> [DATASET ROWS]:
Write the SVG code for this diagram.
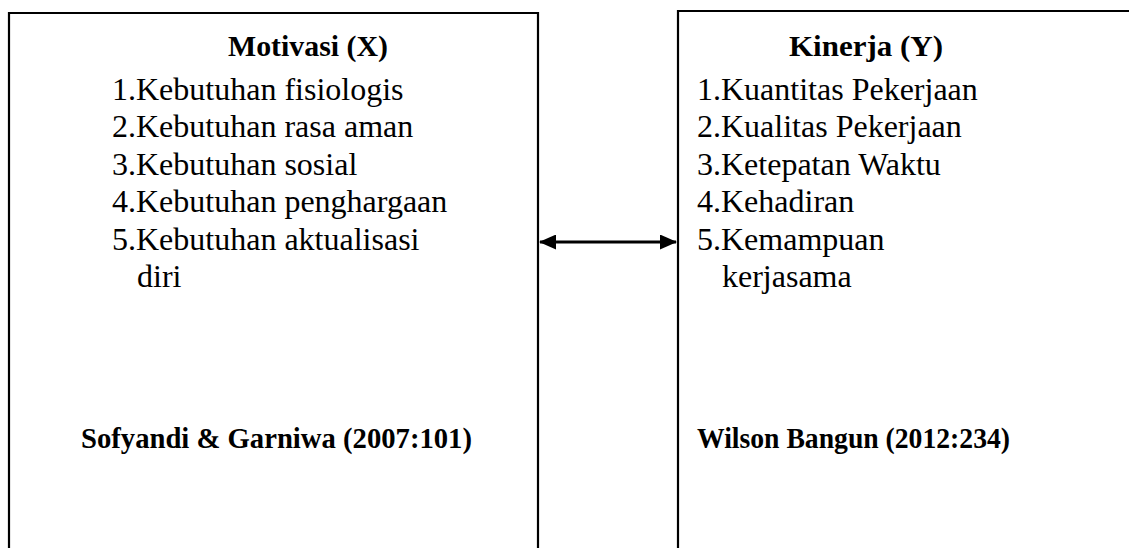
<svg xmlns="http://www.w3.org/2000/svg" width="1129" height="548" viewBox="0 0 1129 548">
<style>
.box{fill:none;stroke:#000;stroke-width:2.2}
.t{font-family:"Liberation Serif","Times New Roman",serif;font-size:32px;fill:#000}
.b{font-family:"Liberation Serif","Times New Roman",serif;font-size:30px;font-weight:bold;fill:#000}
.conn{stroke:#000;stroke-width:3;fill:none}
</style>
<defs>
<marker id="ah" viewBox="0 0 17 15" refX="16" refY="7.5" markerWidth="17" markerHeight="15" markerUnits="userSpaceOnUse" orient="auto-start-reverse">
<path d="M0,0 L17,7.5 L0,15 z" fill="#000"/>
</marker>
</defs>
<rect width="1129" height="548" fill="#fff"/>
<g id="node-motivasi">
<path class="box" d="M9,560 L9,13 L538,13 L538,560"/>
<text class="b" x="228" y="56" textLength="160" lengthAdjust="spacingAndGlyphs">Motivasi  (X)</text>
<text class="t" x="112" y="100">1.Kebutuhan fisiologis</text>
<text class="t" x="112" y="137.4">2.Kebutuhan rasa aman</text>
<text class="t" x="112" y="174.8">3.Kebutuhan sosial</text>
<text class="t" x="112" y="212.2">4.Kebutuhan penghargaan</text>
<text class="t" x="112" y="249.6">5.Kebutuhan aktualisasi</text>
<text class="t" x="137" y="287">diri</text>
<text class="b" x="81" y="448" textLength="391" lengthAdjust="spacingAndGlyphs">Sofyandi &amp; Garniwa (2007:101)</text>
</g>
<g id="node-kinerja">
<path class="box" d="M678,560 L678,11 L1140,11"/>
<text class="b" x="789" y="56" textLength="154" lengthAdjust="spacingAndGlyphs">Kinerja (Y)</text>
<text class="t" x="697" y="100">1.Kuantitas Pekerjaan</text>
<text class="t" x="697" y="137.4">2.Kualitas Pekerjaan</text>
<text class="t" x="697" y="174.8">3.Ketepatan Waktu</text>
<text class="t" x="697" y="212.2">4.Kehadiran</text>
<text class="t" x="697" y="249.6">5.Kemampuan</text>
<text class="t" x="722" y="287">kerjasama</text>
<text class="b" x="697" y="448" textLength="313" lengthAdjust="spacingAndGlyphs">Wilson Bangun (2012:234)</text>
</g>
<g id="connectors">
<line class="conn" x1="540" y1="242" x2="676" y2="242" marker-start="url(#ah)" marker-end="url(#ah)"/>
</g>
</svg>
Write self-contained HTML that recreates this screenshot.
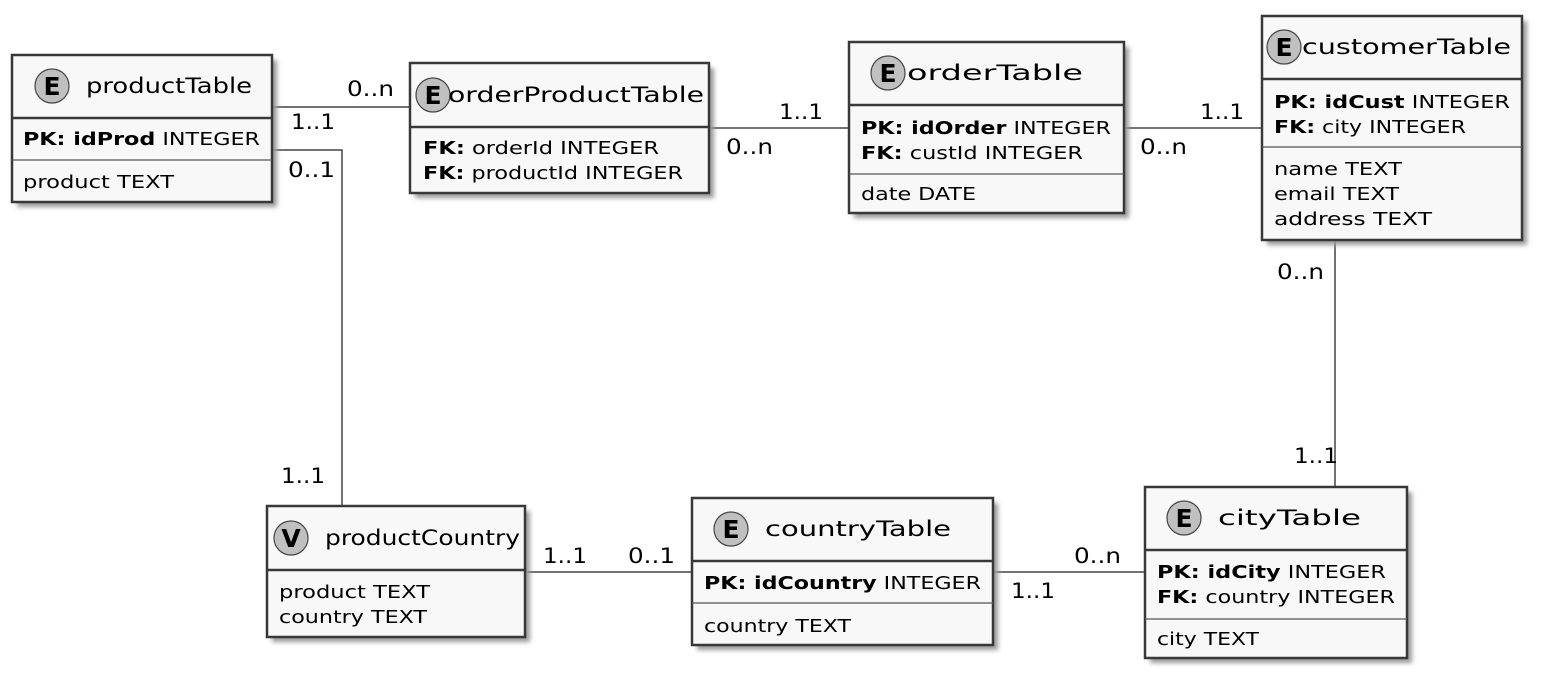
<!DOCTYPE html>
<html><head><meta charset="utf-8"><style>body{margin:0;background:#fff}</style></head><body>
<svg width="1542" height="678" xmlns="http://www.w3.org/2000/svg" font-family="DejaVu Sans, Liberation Sans, sans-serif">
<defs><filter id="sh" x="-10%" y="-10%" width="130%" height="130%"><feGaussianBlur stdDeviation="2.5"/></filter></defs>
<g stroke="#444" stroke-width="1.5" fill="none">
<line x1="272" y1="107" x2="410" y2="107"/>
<polyline points="272,150 342,150 342,506"/>
<line x1="709" y1="128" x2="849" y2="128"/>
<line x1="1124" y1="128" x2="1262" y2="128"/>
<line x1="1335" y1="240" x2="1335" y2="487"/>
<line x1="525" y1="572" x2="692" y2="572"/>
<line x1="993" y1="572" x2="1145" y2="572"/>
</g>
<g font-size="21" fill="#000" lengthAdjust="spacingAndGlyphs">
<text x="347" y="96" textLength="47" lengthAdjust="spacingAndGlyphs">0..n</text>
<text x="291" y="129" textLength="44" lengthAdjust="spacingAndGlyphs">1..1</text>
<text x="288" y="177" textLength="47" lengthAdjust="spacingAndGlyphs">0..1</text>
<text x="281" y="483" textLength="44" lengthAdjust="spacingAndGlyphs">1..1</text>
<text x="779" y="119" textLength="44" lengthAdjust="spacingAndGlyphs">1..1</text>
<text x="726" y="154" textLength="47" lengthAdjust="spacingAndGlyphs">0..n</text>
<text x="1200" y="119" textLength="44" lengthAdjust="spacingAndGlyphs">1..1</text>
<text x="1140" y="154" textLength="47" lengthAdjust="spacingAndGlyphs">0..n</text>
<text x="1277" y="279" textLength="47" lengthAdjust="spacingAndGlyphs">0..n</text>
<text x="1294" y="463" textLength="44" lengthAdjust="spacingAndGlyphs">1..1</text>
<text x="543" y="563" textLength="44" lengthAdjust="spacingAndGlyphs">1..1</text>
<text x="628" y="563" textLength="47" lengthAdjust="spacingAndGlyphs">0..1</text>
<text x="1074" y="563" textLength="47" lengthAdjust="spacingAndGlyphs">0..n</text>
<text x="1011" y="598" textLength="44" lengthAdjust="spacingAndGlyphs">1..1</text>
</g>
<g fill="#999" filter="url(#sh)">
<rect x="17" y="60" width="260" height="147"/><rect x="415" y="68" width="299" height="130"/>
<rect x="854" y="47" width="275" height="171"/><rect x="1267" y="21" width="260" height="224"/>
<rect x="272" y="511" width="258" height="131"/><rect x="697" y="503" width="301" height="147"/>
<rect x="1150" y="492" width="262" height="171"/>
</g>
<g fill="#f8f8f8" stroke="#383838" stroke-width="2.5">
<rect x="12" y="55" width="260" height="147"/><rect x="410" y="63" width="299" height="130"/>
<rect x="849" y="42" width="275" height="171"/><rect x="1262" y="16" width="260" height="224"/>
<rect x="267" y="506" width="258" height="131"/><rect x="692" y="498" width="301" height="147"/>
<rect x="1145" y="487" width="262" height="171"/>
</g>
<g stroke="#383838" stroke-width="2.5">
<line x1="12" y1="118" x2="272" y2="118"/><line x1="410" y1="127" x2="709" y2="127"/>
<line x1="849" y1="105" x2="1124" y2="105"/><line x1="1262" y1="79" x2="1522" y2="79"/>
<line x1="267" y1="570" x2="525" y2="570"/><line x1="692" y1="561" x2="993" y2="561"/>
<line x1="1145" y1="550" x2="1407" y2="550"/>
</g>
<g stroke="#555" stroke-width="1.2">
<line x1="12" y1="160" x2="272" y2="160"/><line x1="849" y1="174" x2="1124" y2="174"/>
<line x1="1262" y1="147" x2="1522" y2="147"/><line x1="692" y1="603" x2="993" y2="603"/>
<line x1="1145" y1="619" x2="1407" y2="619"/>
</g>
<g fill="#c0c0c0" stroke="#444" stroke-width="1.2">
<circle cx="52" cy="86" r="17"/><circle cx="433" cy="95" r="17"/><circle cx="888" cy="73" r="17"/>
<circle cx="1284" cy="47" r="17"/><circle cx="291" cy="538" r="17"/><circle cx="731" cy="529" r="17"/>
<circle cx="1184" cy="518" r="17"/>
</g>
<g font-size="25" font-weight="bold" text-anchor="middle">
<text x="52" y="95">E</text><text x="433" y="104">E</text><text x="888" y="82">E</text>
<text x="1284" y="56">E</text><text x="291" y="547">V</text><text x="731" y="538">E</text><text x="1184" y="527">E</text>
</g>
<g font-size="21">
<text x="86" y="93" textLength="166" lengthAdjust="spacingAndGlyphs">productTable</text>
<text x="448" y="102" textLength="256" lengthAdjust="spacingAndGlyphs">orderProductTable</text>
<text x="907" y="80" textLength="176" lengthAdjust="spacingAndGlyphs">orderTable</text>
<text x="1302" y="54" textLength="209" lengthAdjust="spacingAndGlyphs">customerTable</text>
<text x="325" y="545" textLength="195" lengthAdjust="spacingAndGlyphs">productCountry</text>
<text x="765" y="536" textLength="186" lengthAdjust="spacingAndGlyphs">countryTable</text>
<text x="1218" y="525" textLength="143" lengthAdjust="spacingAndGlyphs">cityTable</text>
</g>
<g font-size="18">
<text x="23" y="145" textLength="237" lengthAdjust="spacingAndGlyphs"><tspan font-weight="bold">PK: idProd</tspan> INTEGER</text>
<text x="23" y="188" textLength="151" lengthAdjust="spacingAndGlyphs">product TEXT</text>
<text x="423" y="154" textLength="236" lengthAdjust="spacingAndGlyphs"><tspan font-weight="bold">FK:</tspan> orderId INTEGER</text>
<text x="423" y="179" textLength="260" lengthAdjust="spacingAndGlyphs"><tspan font-weight="bold">FK:</tspan> productId INTEGER</text>
<text x="861" y="134" textLength="250" lengthAdjust="spacingAndGlyphs"><tspan font-weight="bold">PK: idOrder</tspan> INTEGER</text>
<text x="861" y="159" textLength="222" lengthAdjust="spacingAndGlyphs"><tspan font-weight="bold">FK:</tspan> custId INTEGER</text>
<text x="861" y="200" textLength="115" lengthAdjust="spacingAndGlyphs">date DATE</text>
<text x="1274" y="108" textLength="236" lengthAdjust="spacingAndGlyphs"><tspan font-weight="bold">PK: idCust</tspan> INTEGER</text>
<text x="1274" y="133" textLength="192" lengthAdjust="spacingAndGlyphs"><tspan font-weight="bold">FK:</tspan> city INTEGER</text>
<text x="1274" y="175" textLength="128" lengthAdjust="spacingAndGlyphs">name TEXT</text>
<text x="1274" y="200" textLength="125" lengthAdjust="spacingAndGlyphs">email TEXT</text>
<text x="1274" y="225" textLength="158" lengthAdjust="spacingAndGlyphs">address TEXT</text>
<text x="279" y="598" textLength="151" lengthAdjust="spacingAndGlyphs">product TEXT</text>
<text x="279" y="623" textLength="148" lengthAdjust="spacingAndGlyphs">country TEXT</text>
<text x="704" y="589" textLength="277" lengthAdjust="spacingAndGlyphs"><tspan font-weight="bold">PK: idCountry</tspan> INTEGER</text>
<text x="704" y="632" textLength="147" lengthAdjust="spacingAndGlyphs">country TEXT</text>
<text x="1157" y="578" textLength="229" lengthAdjust="spacingAndGlyphs"><tspan font-weight="bold">PK: idCity</tspan> INTEGER</text>
<text x="1157" y="603" textLength="238" lengthAdjust="spacingAndGlyphs"><tspan font-weight="bold">FK:</tspan> country INTEGER</text>
<text x="1157" y="645" textLength="102" lengthAdjust="spacingAndGlyphs">city TEXT</text>
</g>
</svg>
</body></html>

> [STATED TASK]: Make a copy of each line that contains the string "this".

> [TASK OUTPUT]:
Write the SVG code for this diagram.
Write self-contained HTML that recreates this screenshot.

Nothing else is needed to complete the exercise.